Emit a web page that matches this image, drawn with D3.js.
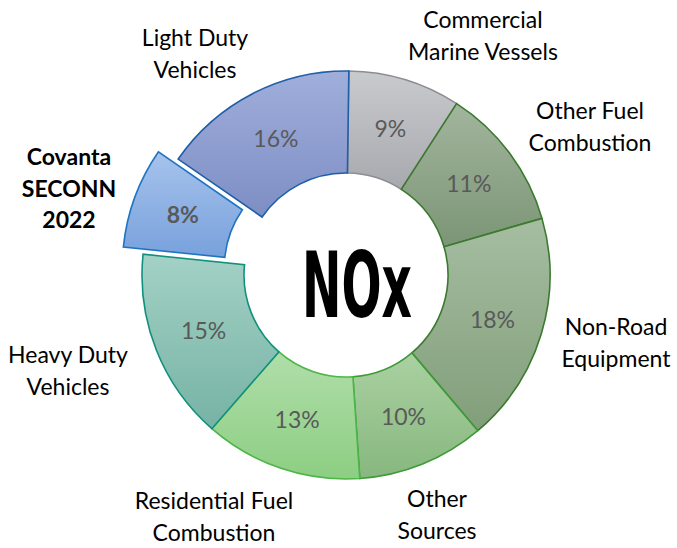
<!DOCTYPE html>
<html>
<head>
<meta charset="utf-8">
<script src="https://cdn.jsdelivr.net/npm/d3@7"></script>
<style>
  html, body { margin: 0; padding: 0; background: #ffffff; }
  svg { display: block; }
</style>
</head>
<body>
<svg id="chart" width="677" height="548"></svg>
<script>
// ---- data ----
const categories = [
  "Commercial Marine Vessels",
  "Other Fuel Combustion",
  "Non-Road Equipment",
  "Other Sources",
  "Residential Fuel Combustion",
  "Heavy Duty Vehicles",
  "Covanta SECONN 2022",
  "Light Duty Vehicles"
];
const shares = [8.9, 11.4, 18.3, 10.1, 12.5, 15.2, 8.0, 15.6];
const labelLines = [
  ["Commercial", "Marine Vessels"],
  ["Other Fuel", "Combustion"],
  ["Non-Road", "Equipment"],
  ["Other", "Sources"],
  ["Residential Fuel", "Combustion"],
  ["Heavy Duty", "Vehicles"],
  ["Covanta", "SECONN", "2022"],
  ["Light Duty", "Vehicles"]
];
const highlighted = "Covanta SECONN 2022";
const centerTitle = "NOx";

// ---- styles / layout (kept separate from data) ----
const fillTop    = ["#c9cace", "#a2b59d", "#a6bda1", "#aad1a2", "#b0dea9", "#a3d1c5", "#a6c3ec", "#a0aedb"];
const fillBottom = ["#a8a9ae", "#7c9576", "#819e7a", "#87b77e", "#8dce83", "#76b3a5", "#78a1dc", "#7d8ec4"];
const strokes    = ["#8c8d91", "#3b7a2e", "#3b7a2e", "#3f9a38", "#4cb548", "#12907e", "#1f74c2", "#1f5ea8"];
// external label anchor points (text centre x, first baseline y)
const labelAnchor = [[483, 28], [590, 119], [616, 335], [437, 507], [214, 509], [68, 363], [69, 165], [195, 46]];

const W = 677, H = 548;
const cx = 346, cy = 275;
const rOuter = 204, rInner = 102;
const explode = 21;
const startOffset = 0.014;
const fontFamily = "Lato, 'Noto Sans', sans-serif";

const svg = d3.select("#chart");
const defs = svg.append("defs");

const pie = d3.pie().sort(null).value(d => d.value)
  .startAngle(startOffset).endAngle(startOffset + 2 * Math.PI);
const data = categories.map((c, i) => ({ name: c, value: shares[i], i }));
const arcs = pie(data);

const arc = d3.arc().innerRadius(rInner).outerRadius(rOuter);

arcs.forEach((a, i) => {
  const g = defs.append("linearGradient")
    .attr("id", "grad" + i)
    .attr("x1", 0).attr("y1", 0).attr("x2", 0).attr("y2", 1);
  g.append("stop").attr("offset", "0%").attr("stop-color", fillTop[i]);
  g.append("stop").attr("offset", "100%").attr("stop-color", fillBottom[i]);
});

function offsetOf(a) {
  if (a.data.name !== highlighted) return [0, 0];
  const mid = (a.startAngle + a.endAngle) / 2;
  return [explode * Math.sin(mid), -explode * Math.cos(mid)];
}

const chart = svg.append("g").attr("transform", `translate(${cx},${cy})`);

const slice = chart.selectAll("g.slice").data(arcs).join("g")
  .attr("class", "slice")
  .attr("transform", d => { const o = offsetOf(d); return `translate(${o[0]},${o[1]})`; });

slice.append("path")
  .attr("d", arc)
  .attr("fill", (d, i) => `url(#grad${i})`)
  .attr("stroke", (d, i) => strokes[i])
  .attr("stroke-width", 1.6)
  .attr("stroke-linejoin", "miter");

const fmt = v => Math.round(v) + "%";

slice.append("text")
  .attr("x", d => arc.centroid(d)[0])
  .attr("y", d => arc.centroid(d)[1])
  .attr("dy", "0.36em")
  .attr("text-anchor", "middle")
  .attr("font-family", fontFamily)
  .attr("font-size", 23)
  .attr("font-weight", d => d.data.name === highlighted ? 700 : 400)
  .attr("fill", "#595959")
  .text(d => fmt(d.data.value));

// category labels
const lab = svg.append("g").selectAll("text").data(arcs).join("text")
  .attr("text-anchor", "middle")
  .attr("font-family", fontFamily)
  .attr("font-size", 23)
  .attr("font-weight", d => d.data.name === highlighted ? 700 : 400)
  .attr("fill", "#000000");

lab.each(function (d, i) {
  const t = d3.select(this);
  labelLines[i].forEach((ln, k) => {
    t.append("tspan")
      .attr("x", labelAnchor[i][0])
      .attr("y", labelAnchor[i][1] + k * 31.7)
      .text(ln);
  });
});

// centre title: horizontally condensed by a transform so its box stays inside the hole
const titleWidth = 110;
const titleG = svg.append("g");
const title = titleG.append("text")
  .attr("x", 0)
  .attr("y", 0)
  .attr("font-family", "'DejaVu Sans', sans-serif")
  .attr("font-weight", 700)
  .attr("font-size", 90)
  .attr("fill", "#000000")
  .text(centerTitle);
const natural = title.node().getComputedTextLength() || 200;
titleG.attr("transform", `translate(302,317) scale(${titleWidth / natural},1)`);
</script>
</body>
</html>
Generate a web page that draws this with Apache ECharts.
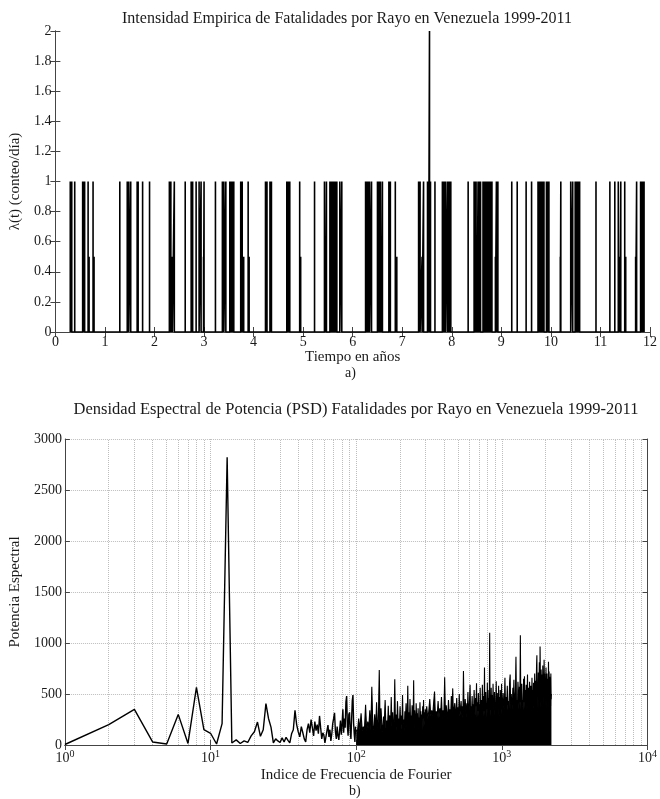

══════

[Exercise task]: Leaving all pictures aside, quote each record exactly.

[Written response]:
Emit a web page that matches this image, drawn with D3.js.
<!DOCTYPE html>
<html>
<head>
<meta charset="utf-8">
<script src="https://cdn.jsdelivr.net/npm/d3@7"></script>
<style>
  html, body { margin: 0; padding: 0; background: #ffffff; }
  svg { display: block; }
</style>
</head>
<body>
<svg id="chart" width="677" height="548"></svg>
<script>
// ---- data ----
const categories = [
  "Commercial Marine Vessels",
  "Other Fuel Combustion",
  "Non-Road Equipment",
  "Other Sources",
  "Residential Fuel Combustion",
  "Heavy Duty Vehicles",
  "Covanta SECONN 2022",
  "Light Duty Vehicles"
];
const shares = [8.9, 11.4, 18.3, 10.1, 12.5, 15.2, 8.0, 15.6];
const labelLines = [
  ["Commercial", "Marine Vessels"],
  ["Other Fuel", "Combustion"],
  ["Non-Road", "Equipment"],
  ["Other", "Sources"],
  ["Residential Fuel", "Combustion"],
  ["Heavy Duty", "Vehicles"],
  ["Covanta", "SECONN", "2022"],
  ["Light Duty", "Vehicles"]
];
const highlighted = "Covanta SECONN 2022";
const centerTitle = "NOx";

// ---- styles / layout (kept separate from data) ----
const fillTop    = ["#c9cace", "#a2b59d", "#a6bda1", "#aad1a2", "#b0dea9", "#a3d1c5", "#a6c3ec", "#a0aedb"];
const fillBottom = ["#a8a9ae", "#7c9576", "#819e7a", "#87b77e", "#8dce83", "#76b3a5", "#78a1dc", "#7d8ec4"];
const strokes    = ["#8c8d91", "#3b7a2e", "#3b7a2e", "#3f9a38", "#4cb548", "#12907e", "#1f74c2", "#1f5ea8"];
// external label anchor points (text centre x, first baseline y)
const labelAnchor = [[483, 28], [590, 119], [616, 335], [437, 507], [214, 509], [68, 363], [69, 165], [195, 46]];

const W = 677, H = 548;
const cx = 346, cy = 275;
const rOuter = 204, rInner = 102;
const explode = 21;
const startOffset = 0.014;
const fontFamily = "Lato, 'Noto Sans', sans-serif";

const svg = d3.select("#chart");
const defs = svg.append("defs");

const pie = d3.pie().sort(null).value(d => d.value)
  .startAngle(startOffset).endAngle(startOffset + 2 * Math.PI);
const data = categories.map((c, i) => ({ name: c, value: shares[i], i }));
const arcs = pie(data);

const arc = d3.arc().innerRadius(rInner).outerRadius(rOuter);

arcs.forEach((a, i) => {
  const g = defs.append("linearGradient")
    .attr("id", "grad" + i)
    .attr("x1", 0).attr("y1", 0).attr("x2", 0).attr("y2", 1);
  g.append("stop").attr("offset", "0%").attr("stop-color", fillTop[i]);
  g.append("stop").attr("offset", "100%").attr("stop-color", fillBottom[i]);
});

function offsetOf(a) {
  if (a.data.name !== highlighted) return [0, 0];
  const mid = (a.startAngle + a.endAngle) / 2;
  return [explode * Math.sin(mid), -explode * Math.cos(mid)];
}

const chart = svg.append("g").attr("transform", `translate(${cx},${cy})`);

const slice = chart.selectAll("g.slice").data(arcs).join("g")
  .attr("class", "slice")
  .attr("transform", d => { const o = offsetOf(d); return `translate(${o[0]},${o[1]})`; });

slice.append("path")
  .attr("d", arc)
  .attr("fill", (d, i) => `url(#grad${i})`)
  .attr("stroke", (d, i) => strokes[i])
  .attr("stroke-width", 1.6)
  .attr("stroke-linejoin", "miter");

const fmt = v => Math.round(v) + "%";

slice.append("text")
  .attr("x", d => arc.centroid(d)[0])
  .attr("y", d => arc.centroid(d)[1])
  .attr("dy", "0.36em")
  .attr("text-anchor", "middle")
  .attr("font-family", fontFamily)
  .attr("font-size", 23)
  .attr("font-weight", d => d.data.name === highlighted ? 700 : 400)
  .attr("fill", "#595959")
  .text(d => fmt(d.data.value));

// category labels
const lab = svg.append("g").selectAll("text").data(arcs).join("text")
  .attr("text-anchor", "middle")
  .attr("font-family", fontFamily)
  .attr("font-size", 23)
  .attr("font-weight", d => d.data.name === highlighted ? 700 : 400)
  .attr("fill", "#000000");

lab.each(function (d, i) {
  const t = d3.select(this);
  labelLines[i].forEach((ln, k) => {
    t.append("tspan")
      .attr("x", labelAnchor[i][0])
      .attr("y", labelAnchor[i][1] + k * 31.7)
      .text(ln);
  });
});

// centre title: horizontally condensed by a transform so its box stays inside the hole
const titleWidth = 110;
const titleG = svg.append("g");
const title = titleG.append("text")
  .attr("x", 0)
  .attr("y", 0)
  .attr("font-family", "'DejaVu Sans', sans-serif")
  .attr("font-weight", 700)
  .attr("font-size", 90)
  .attr("fill", "#000000")
  .text(centerTitle);
const natural = title.node().getComputedTextLength() || 200;
titleG.attr("transform", `translate(302,317) scale(${titleWidth / natural},1)`);
</script>
</body>
</html>
Generate a web page that draws this with Apache ECharts.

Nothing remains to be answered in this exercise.